Leitsatz
Ein Arbeitnehmer mit Wohnsitz im Inland und Arbeitsort in der Schweiz, der an mehr als 60 Arbeitstagen nicht an seinen Wohnsitz zurückkehrt, unterliegt dennoch als Grenzgänger gem. Art. 15a DBA Schweiz der deutschen Besteuerung, wenn die Nichtrückkehr auf die Wahrnehmung eines gelegentlichen Nachtbereitschaftsdienstes zurückzuführen ist.
Normenkette
Art. 15a DBA-Schweiz
Sachverhalt
Die Klägerin war Chefin des Services eines Schweizer Hotels im deutsch-schweizerischen Grenzbereich. Sie wohnte aber in Deutschland. Damit war sie an sich Grenzgängerin. Sie war jedoch an 71 Tagen nicht an ihren Wohnort zurückgekehrt, weil sie im Hotel Nachtbereitschaftsdienste zu übernehmen hatte. Deswegen, so meinte sie, sei sie keine Grenzgängerin i.S.d. Art. 15a DBA Schweiz.
Entscheidung
Der BFH (der in dieser Sache auf Nichtzulassungsbeschwerde der Klägerin die Revision selbst zugelassen hatte) vertrat eine andere Meinung: Der Nachtbereitschaftsdienst löse die Rechtsfolge des Verhandlungsprotokolls zum Änderungsprotokoll vom 18.12.1991 (BStBl I 1993, 929) aus. In dessen Abschn. II zu Art. 15a Abs. 2 DBA Schweiz sei bestimmt, dass die für die Grenzgängereigenschaft wichtige regelmäßige Rückkehr an den Wohnsitz nicht dadurch ausgeschlossen werde, dass sich die Arbeitsausübung bedingt durch betriebliche Umstände, wie z. B. Schichtarbeit oder Bereitschaftsdienst, über mehrere Tage erstrecke. So verhalte es sich aber auch bei der Klägerin. Dass diese kein "typischer" Nachtarbeiter sei, stehe dem nicht entgegen.
Hinweis
Es gibt immer wieder viele Streitigkeiten um die Frage, wann ein Steuerpflichtiger im abkommensrechtlichen Sinn – im Verhältnis zu den deutschen Nachbarländern – ein sog. Grenzgänger ist und wann er diese Eigenschaft womöglich wieder verliert, so auch im Urteilsfall. Hier ging es um die Schweiz: Grenzgänger werden nach Art. 15a DBA Schweiz auch dann im Ansässigkeitsstaat besteuert, wenn sie im anderen Vertragsstaat arbeiten.
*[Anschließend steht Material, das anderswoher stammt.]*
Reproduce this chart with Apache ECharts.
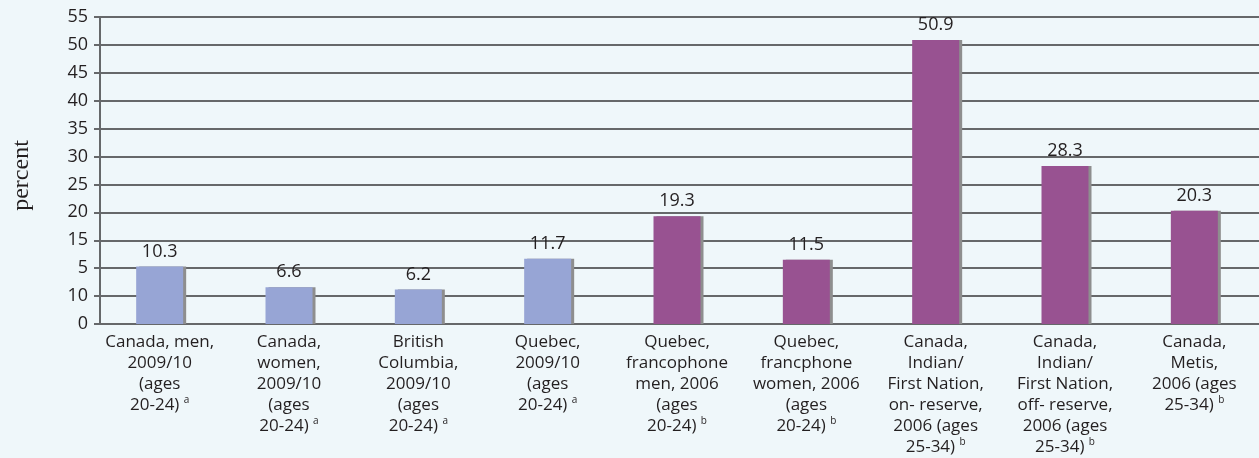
<!DOCTYPE html>
<html>
<head>
<meta charset="utf-8">
<script src="https://cdn.jsdelivr.net/npm/echarts@6/dist/echarts.min.js"></script>
<style>
html,body{margin:0;padding:0;background:#eff7fa;}
#c{width:1259px;height:458px;}
</style>
</head>
<body>
<div id="c"></div>
<script>
var categories = [
  "Canada, men,\n2009/10\n(ages\n20-24) {sup|a}",
  "Canada,\nwomen,\n2009/10\n(ages\n20-24) {sup|a}",
  "British\nColumbia,\n2009/10\n(ages\n20-24) {sup|a}",
  "Quebec,\n2009/10\n(ages\n20-24) {sup|a}",
  "Quebec,\nfrancophone\nmen, 2006\n(ages\n20-24) {sup|b}",
  "Quebec,\nfrancphone\nwomen, 2006\n(ages\n20-24) {sup|b}",
  "Canada,\nIndian/\nFirst Nation,\non- reserve,\n2006 (ages\n25-34) {sup|b}",
  "Canada,\nIndian/\nFirst Nation,\noff- reserve,\n2006 (ages\n25-34) {sup|b}",
  "Canada,\nMetis,\n2006 (ages\n25-34) {sup|b}"
];
var values = [10.3, 6.6, 6.2, 11.7, 19.3, 11.5, 50.9, 28.3, 20.3];
var groups = ["a", "a", "a", "a", "b", "b", "b", "b", "b"];
var groupColors = { a: "#97a5d5", b: "#985291" };
var yTickLabels = ["0", "10", "5", "15", "20", "25", "30", "35", "40", "45", "50", "55"];

var textColor = "#231f20";
var lineColor = "#66686a";
var font = "'Open Sans', sans-serif";

var chart = echarts.init(document.getElementById('c'), null, { renderer: 'canvas' });
chart.setOption({
  backgroundColor: "#eff7fa",
  animation: false,
  grid: { left: 95, right: -2, top: 17, bottom: 131, containLabel: false },
  xAxis: {
    type: 'category',
    data: categories,
    axisLine: { lineStyle: { color: lineColor, width: 2 } },
    axisTick: { show: false },
    axisLabel: {
      interval: 0,
      margin: 8,
      color: textColor,
      fontFamily: font,
      fontSize: 17,
      lineHeight: 21,
      align: 'center',
      rich: {
        sup: { fontSize: 10, fontFamily: font, color: textColor, verticalAlign: 'top', lineHeight: 21, padding: [0, 0, 8, 0] }
      }
    }
  },
  yAxis: {
    type: 'value',
    min: 0,
    max: 55,
    interval: 5,
    offset: -5,
    name: 'percent',
    nameLocation: 'middle',
    nameRotate: 90,
    nameGap: 66,
    nameTextStyle: { fontFamily: "'Liberation Serif', serif", fontSize: 24, color: textColor, padding: [0, 10, 0, 0] },
    axisLine: { show: true, lineStyle: { color: lineColor, width: 2 } },
    axisTick: { show: true, length: 6, lineStyle: { color: lineColor, width: 2 } },
    splitLine: { show: true, lineStyle: { color: lineColor, width: 2 } },
    axisLabel: {
      margin: 12,
      color: textColor,
      fontFamily: font,
      fontSize: 18,
      formatter: function (v) { return yTickLabels[Math.round(v / 5)]; }
    }
  },
  series: [{
    type: 'bar',
    barWidth: 47,
    data: values.map(function (v, i) {
      return { value: v, itemStyle: { color: groupColors[groups[i]] } };
    }),
    itemStyle: { shadowColor: '#8e8e8e', shadowOffsetX: 3, shadowOffsetY: 0, shadowBlur: 0 },
    label: {
      show: true,
      position: 'top',
      distance: 6,
      color: textColor,
      fontFamily: font,
      fontSize: 18
    }
  }]
});
</script>
</body>
</html>
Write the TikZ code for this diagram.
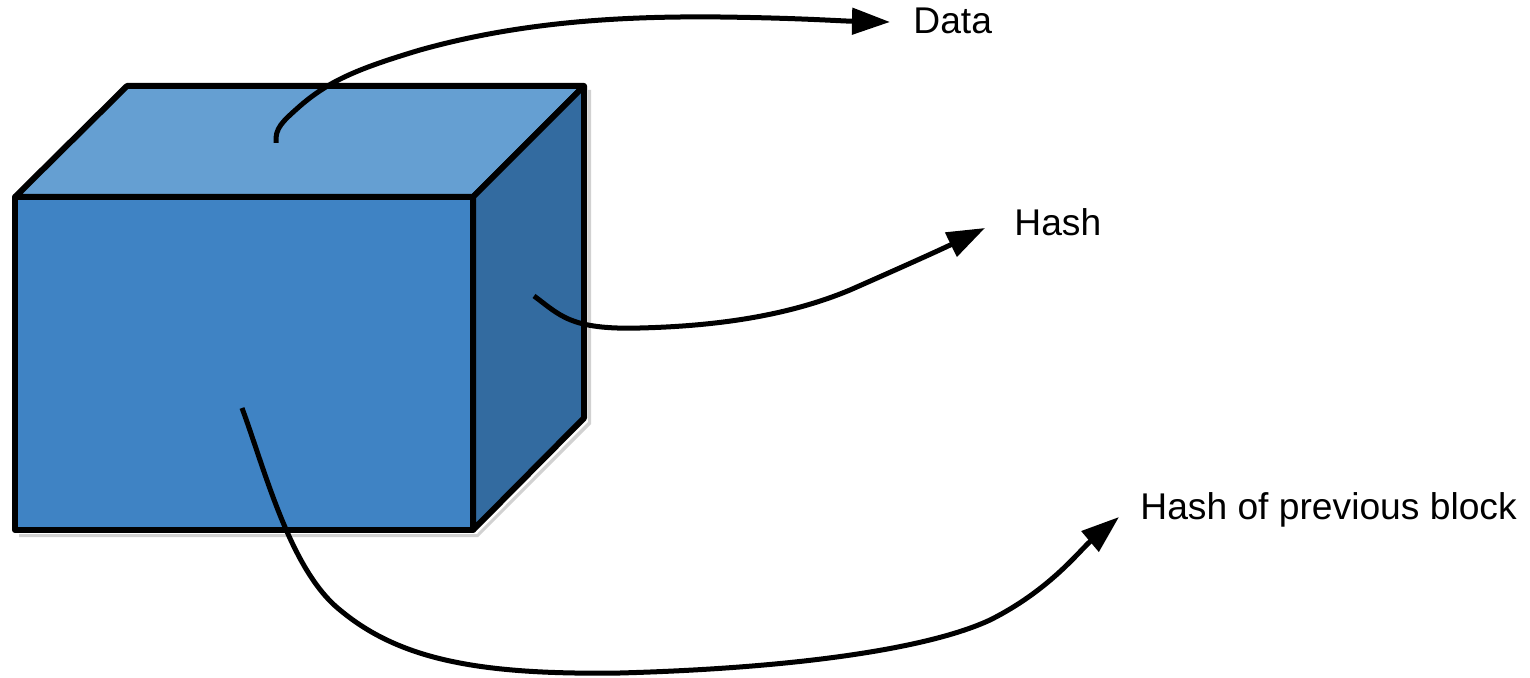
\documentclass[tikz,border=0pt]{standalone}
\usepackage{fontspec}
\setmainfont{Liberation Sans}
\usetikzlibrary{arrows.meta}
\definecolor{cubefront}{RGB}{63,131,196}
\definecolor{cubetop}{RGB}{101,159,210}
\definecolor{cubeside}{RGB}{51,107,160}
\tikzset{
  face/.style={draw=black,line width=3pt,line join=round},
  conn/.style={draw=black,line width=2.5pt,-{Triangle[length=19pt,width=13pt]}},
  lbl/.style={font=\fontsize{18.6pt}{21pt}\selectfont,inner sep=0pt,anchor=base west}
}
\begin{document}
\begin{tikzpicture}[x=0.5pt,y=-0.5pt]
\useasboundingbox (0,0) rectangle (1530,678);
% cube corners
\coordinate (ftl) at (15,197);
\coordinate (ftr) at (473,197);
\coordinate (fbl) at (15,530);
\coordinate (fbr) at (473,530);
\coordinate (btl) at (127,86);
\coordinate (btr) at (584,86);
\coordinate (bbr) at (584,418);
\fill[black!18] (19,534) -- (477,534) -- (588,422) -- (588,90) -- (591,90) -- (591,424) -- (478,537) -- (19,537) -- cycle;
\filldraw[face,fill=cubetop] (ftl) -- (btl) -- (btr) -- (ftr) -- cycle;
\filldraw[face,fill=cubeside] (ftr) -- (btr) -- (bbr) -- (fbr) -- cycle;
\filldraw[face,fill=cubefront] (ftl) -- (ftr) -- (fbr) -- (fbl) -- cycle;
% labels
\node[lbl] (data) at (913,34) {Data};
\node[lbl] (hash) at (1014,236) {Hash};
\node[lbl] (prev) at (1140,519) {Hash of previous block};
% connector ends
\coordinate (s1) at (276,143);
\coordinate (s2) at (534,296);
\coordinate (s3) at (242,408);
\coordinate (e1) at (890,22);
\coordinate (e2) at (985,228);
\coordinate (e3) at (1119,517);
\draw[conn] (s1) .. controls (275,128) and (282,122) .. (300,106)
  .. controls (330,80) and (360,68) .. (420,50)
  .. controls (520,22) and (620,16) .. (720,17)
  .. controls (800,18) and (840,21) .. (e1);
\draw[conn] (s2) .. controls (560,315) and (570,330) .. (640,328)
  .. controls (720,326) and (790,315) .. (850,290)
  .. controls (900,268) and (940,250) .. (e2);
\draw[conn] (s3) .. controls (265,470) and (290,570) .. (340,610)
  .. controls (400,660) and (480,675) .. (620,673)
  .. controls (800,668) and (930,648) .. (990,620)
  .. controls (1050,590) and (1080,550) .. (e3);
\end{tikzpicture}
\end{document}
Es sind dies solche Personen, die von ihrem Arbeitsort regelmäßig an ihren Wohnort zurückkehren. Tun sie dies an mehr als 60 Arbeitstagen aus Gründen, die in ihrer Arbeitsausübung liegen, nicht, dann verlieren sie ihren Status.
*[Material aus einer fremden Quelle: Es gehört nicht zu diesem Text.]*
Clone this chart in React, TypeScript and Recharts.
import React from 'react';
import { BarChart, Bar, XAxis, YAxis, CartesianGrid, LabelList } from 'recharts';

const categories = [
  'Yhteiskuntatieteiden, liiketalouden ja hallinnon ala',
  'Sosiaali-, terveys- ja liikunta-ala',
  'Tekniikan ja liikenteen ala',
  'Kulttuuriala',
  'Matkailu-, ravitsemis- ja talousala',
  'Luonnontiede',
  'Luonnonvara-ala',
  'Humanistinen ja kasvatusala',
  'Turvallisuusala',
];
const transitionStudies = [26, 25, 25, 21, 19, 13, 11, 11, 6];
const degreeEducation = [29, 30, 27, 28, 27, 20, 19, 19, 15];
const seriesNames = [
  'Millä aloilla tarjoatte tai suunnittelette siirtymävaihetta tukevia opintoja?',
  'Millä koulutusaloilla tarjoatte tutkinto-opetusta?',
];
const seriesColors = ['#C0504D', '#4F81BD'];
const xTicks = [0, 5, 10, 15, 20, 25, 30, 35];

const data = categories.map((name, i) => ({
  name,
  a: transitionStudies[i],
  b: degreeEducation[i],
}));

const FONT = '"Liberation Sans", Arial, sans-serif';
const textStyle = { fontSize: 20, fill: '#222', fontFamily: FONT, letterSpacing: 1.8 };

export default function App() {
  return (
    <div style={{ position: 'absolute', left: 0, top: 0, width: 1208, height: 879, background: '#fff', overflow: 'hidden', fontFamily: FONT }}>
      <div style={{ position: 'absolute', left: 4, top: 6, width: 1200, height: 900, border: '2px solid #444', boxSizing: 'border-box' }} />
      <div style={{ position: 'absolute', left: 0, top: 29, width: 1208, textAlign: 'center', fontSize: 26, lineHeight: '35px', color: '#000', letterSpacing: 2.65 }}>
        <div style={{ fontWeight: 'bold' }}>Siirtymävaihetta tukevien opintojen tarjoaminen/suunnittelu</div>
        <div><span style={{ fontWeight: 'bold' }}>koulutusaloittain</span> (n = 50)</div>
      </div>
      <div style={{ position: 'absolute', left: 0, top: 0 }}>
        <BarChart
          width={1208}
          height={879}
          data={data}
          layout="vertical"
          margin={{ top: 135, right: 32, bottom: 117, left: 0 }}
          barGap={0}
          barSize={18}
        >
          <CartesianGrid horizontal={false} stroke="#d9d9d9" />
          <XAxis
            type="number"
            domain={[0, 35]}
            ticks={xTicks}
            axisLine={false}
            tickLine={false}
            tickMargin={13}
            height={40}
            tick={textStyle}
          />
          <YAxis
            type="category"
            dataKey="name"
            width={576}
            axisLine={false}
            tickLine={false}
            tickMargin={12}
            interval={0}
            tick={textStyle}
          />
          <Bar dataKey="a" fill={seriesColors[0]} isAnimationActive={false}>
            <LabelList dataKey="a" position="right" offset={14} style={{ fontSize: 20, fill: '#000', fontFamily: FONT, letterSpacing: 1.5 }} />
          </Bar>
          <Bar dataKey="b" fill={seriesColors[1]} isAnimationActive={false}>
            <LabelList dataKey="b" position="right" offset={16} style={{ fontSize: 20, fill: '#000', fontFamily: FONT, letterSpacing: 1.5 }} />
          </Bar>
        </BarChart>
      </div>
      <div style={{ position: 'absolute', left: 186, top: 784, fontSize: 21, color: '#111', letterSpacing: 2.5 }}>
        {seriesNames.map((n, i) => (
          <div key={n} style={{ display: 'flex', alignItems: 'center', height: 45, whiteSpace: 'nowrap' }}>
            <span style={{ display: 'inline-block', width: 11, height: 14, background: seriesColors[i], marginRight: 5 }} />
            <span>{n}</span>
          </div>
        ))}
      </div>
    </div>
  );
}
Wann die 60 Tage erreicht und überschritten sind, errechnet sich letztlich rein kalendarisch. Allerdings gibt es Abweichungen: Personen, die bedingt durch die betrieblichen Umstände nicht heimkehren können, z. B. weil sie im Schichtdienst arbeiten oder weil sie Bereitschaftsdienst haben, werden "fiktiv" als Rückkehrer behandelt. Das bestimmt das Verhandlungsprotokoll zum DBA Schweiz.
Dazu hat der BFH nun geklärt: Es kann nicht darauf ankommen, ob die "übernächtliche" oder mehrtägige Abwesenheit in Umständen begründet ist, die arbeitsvertraglich vereinbart sind. Auch eine Person, die nur infolge kurzfristiger betrieblicher Umstände über Nacht "einspringt" oder Bereitschaftsdienste wahrnimmt, ohne dass sie dies vertraglich zwingend müsse, sei entsprechend zu behandeln.
Nicht von der Sonderregelung in dem Protokoll betroffen sind also nur Arbeitnehmer, die zwar aus betrieblichen Gründen über Nacht im Tätigkeitsstaat bleiben, dies jedoch nach "getaner Arbeit", sozusagen nach Dienstschluss, tun, z. B. weil sie eine beruflich bedingte Reise wahrnehmen müssen, oder weil es bei einer mehrtägigen Veranstaltung ausgeschlossen oder jedenfalls unzumutbar ist, heimzukehren. Wird die eigentlich zu erbringende Arbeit hingegen aus betrieblichen Gründen über Mitternacht hinaus fortgesetzt, dann sind die betreffenden Arbeitnehmer "fiktive" Rückkehrer.